- Music
- 27 Jul 04
Overall, Tyrannosaurus Hives is a fairly perfunctory attempt to merge a few different new-wave guitar styles, with ‘70s punk as the support scaffolding. But, like many of their contemporaries, The Hives don’t seem to have the willingness to progress and experiment that mark out the truly great bands.
In an early scene in Alan Parker’s The Commitments, Jimmy Rabbite and Outspan are attempting to settle on a name for their cherished blues/R’n’B collective. “It has to be ‘The’ something,” states Jimmy. “All the great bands begin with ‘The’”. Having considered his manager’s suggestion, Outspan (played by the lead singer of The Frames, lest we forget), hits on the perfect solution: “We should call ourselves The Fuckin’ Eejits!”
With the exceptions of The White Stripes, The Strokes, The Soledad Brothers and one or two others, this would be a more than apposite moniker for the majority of the bands who have rode into town on the NME-sponsored ‘New Rock Revolution’ bandwagon over the past three years.
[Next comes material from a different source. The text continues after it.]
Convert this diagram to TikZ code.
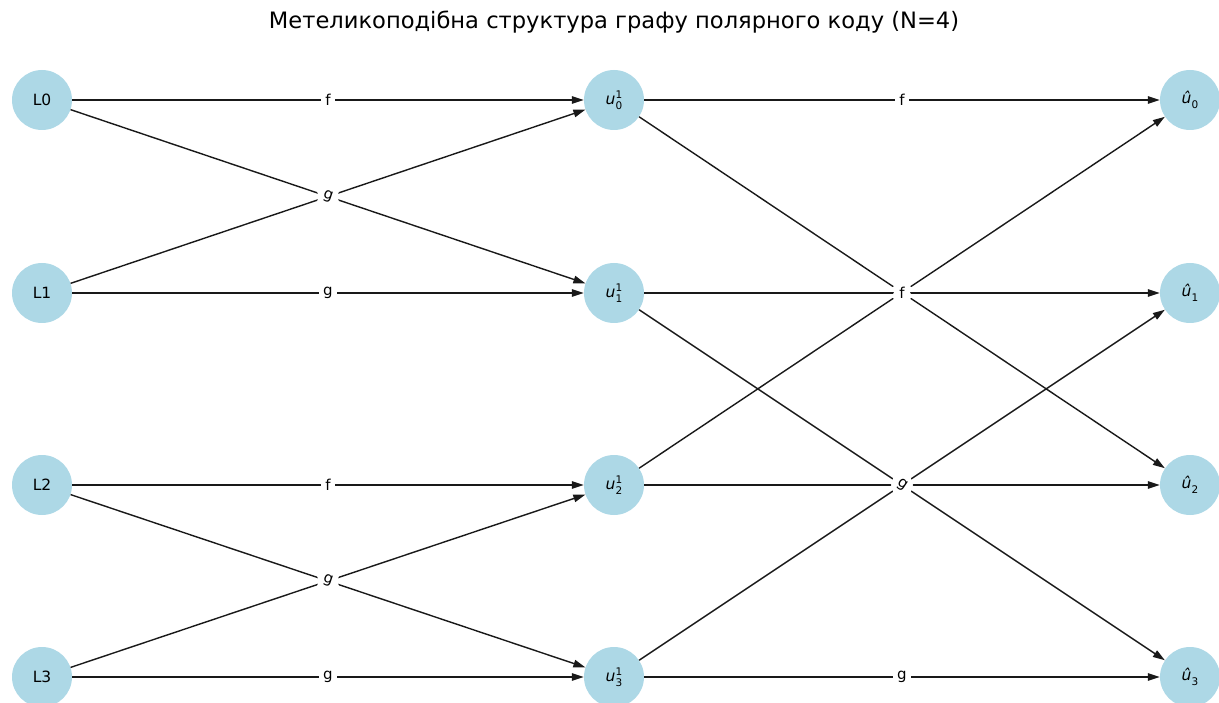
\documentclass[tikz,border=0pt]{standalone}
\usepackage{fontspec}
\setmainfont{DejaVu Sans}
\usetikzlibrary{arrows.meta}

\definecolor{nodeblue}{RGB}{173,216,230}

% node labels of the middle and right columns
\newcommand{\midlbl}[1]{\textit{u}\kern0.3pt\makebox[0pt][l]{\raisebox{0.8ex}{\fontsize{10.5}{10.5}\selectfont 1}}\raisebox{-0.55ex}{\fontsize{10.5}{10.5}\selectfont #1}}
\newcommand{\outlbl}[1]{\textit{\^u}\kern0.3pt\raisebox{-0.55ex}{\fontsize{10.5}{10.5}\selectfont #1}}

\tikzset{
  vtx/.style={circle, fill=nodeblue, minimum size=60pt, inner sep=0pt,
              font=\fontsize{15.5}{15.5}\selectfont},
  link/.style={-{Triangle[length=12pt,width=7.5pt]}, line width=1.4pt, black!90},
  lbl/.style={fill=white, inner sep=4pt, sloped, midway,
              font=\fontsize{15}{15}\selectfont},
}

\begin{document}
\begin{tikzpicture}[x=1pt,y=-1pt]
  \useasboundingbox (0,0) rectangle (1219,703);

  \node[font=\fontsize{22.6}{22.6}\selectfont] (title) at (614,22)
    {Метеликоподібна структура графу полярного коду (N=4)};

  % input layer
  \node[vtx] (L0) at (42,100) {L0};
  \node[vtx] (L1) at (42,293) {L1};
  \node[vtx] (L2) at (42,485) {L2};
  \node[vtx] (L3) at (42,677) {L3};
  % intermediate layer
  \node[vtx] (m0) at (614,100) {\midlbl{0}};
  \node[vtx] (m1) at (614,293) {\midlbl{1}};
  \node[vtx] (m2) at (614,485) {\midlbl{2}};
  \node[vtx] (m3) at (614,677) {\midlbl{3}};
  % decoded bits
  \node[vtx] (o0) at (1190,100) {\outlbl{0}};
  \node[vtx] (o1) at (1190,293) {\outlbl{1}};
  \node[vtx] (o2) at (1190,485) {\outlbl{2}};
  \node[vtx] (o3) at (1190,677) {\outlbl{3}};

  % connectors
  \foreach \a/\b in {L0/m0, L0/m1, L1/m0, L1/m1, L2/m2, L2/m3, L3/m2, L3/m3,
                     m0/o0, m0/o2, m2/o0, m1/o1, m1/o3, m3/o1, m2/o2, m3/o3}
    \draw[link] (\a) -- (\b);

  % connector labels, drawn over all lines
  \foreach \a/\b/\t in {L0/m0/f, L1/m0/g, L0/m1/g, L1/m1/g,
                        L2/m2/f, L3/m2/g, L2/m3/g, L3/m3/g,
                        m0/o0/f, m2/o0/f, m0/o2/f, m1/o1/f,
                        m3/o1/g, m2/o2/g, m1/o3/g, m3/o3/g}
    \path (\a) -- (\b) node[lbl] {\t};
\end{tikzpicture}
\end{document}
On balance, though, The Hives probably just about deserve to be given the benefit of the doubt.
Whilst their breakthrough album, Your New Favourite Band (if nothing else, you had to admire the cheek of that title), was certainly no masterpiece, it did feature a couple of killer singles in ‘Main Offender’ and ‘Hate To Say I Told You So’, in addition to which the band displayed a refreshing degree of cockiness and an unapologetic devotion to the increasingly lost art of showmanship.
Visually, they also had the goods; a bassist who proved that girth need be no obstacle to rock stardom (inspiring a legion of rotund rock fanatics in the same way that Alex Higgins provided a rallying point for a generation of pissed-up snooker hall patrons), whilst Howlin’ Pete Almqvist strutted and preened for Sweden.
Musically, one hoped that Tyrannosaurus Hives would see the band vary the template a little, but, regrettably, the group seem to have spent the last couple of years enjoying the perks of celebrity rather than putting in the required sweat-work in the studio.
The opening numbers ‘Abra Cadaver’ and ‘Two Timing Touch And Broken Bones’ possess energy and vigour to spare, but from a structural standpoint, they bear all the hallmarks of a band keen to get proceedings over with as quickly as possible before closing time. ‘See Through Head’, ‘B Is For Brutus’ and ‘Missing ‘Link’, meanwhile, feel similarly rushed, and also suffer from the same dearth of melodic dynamism.
In fairness, things do improve somewhat when the band stretch their wings a little and depart from the tried and trusted formula of strut ‘n’ sneer. ‘Walk Idiot Walk’ features a turbo bass-line and barbed guitar work reminiscent of Iggy Pop; ‘No Pun Intended’ has the powerful thud of The Damned at their most incendiary; whilst ‘A Little More For You’ alternates between Strokes-style bouncing guitar-pop and corrosive punk riffing with considerable panache.
Nonetheless, even at these junctures, there remains one glaring weak link in the mix: Alqmvist’s voice. Although the singer’s stentorian bark is tolerable, even exhilarating, in small doses, over the course of an album his resolutely one-dimensional delivery palls more than a little; at his worst, he sounds like Taz The Tazmanian devil trying to impersonate David Johannsen.
Overall, Tyrannosaurus Hives is a fairly perfunctory attempt to merge a few different new-wave guitar styles, with ‘70s punk as the support scaffolding. But, like many of their contemporaries (a worrying amount of whom have the definite article in their band-names), The Hives don’t seem to have the willingness to progress and experiment that mark out the truly great bands. Indeed, with the skinny ties and brace of novelty hit singles, there’s an alarming sense that The Hives are simply destined to be to the noughties what The Knack were to the 80s.
As punk godfather Captain Sensible put it in ‘Thrill Kill’, ‘We’re just having some fun messing round with a gun. Don’t get excited.”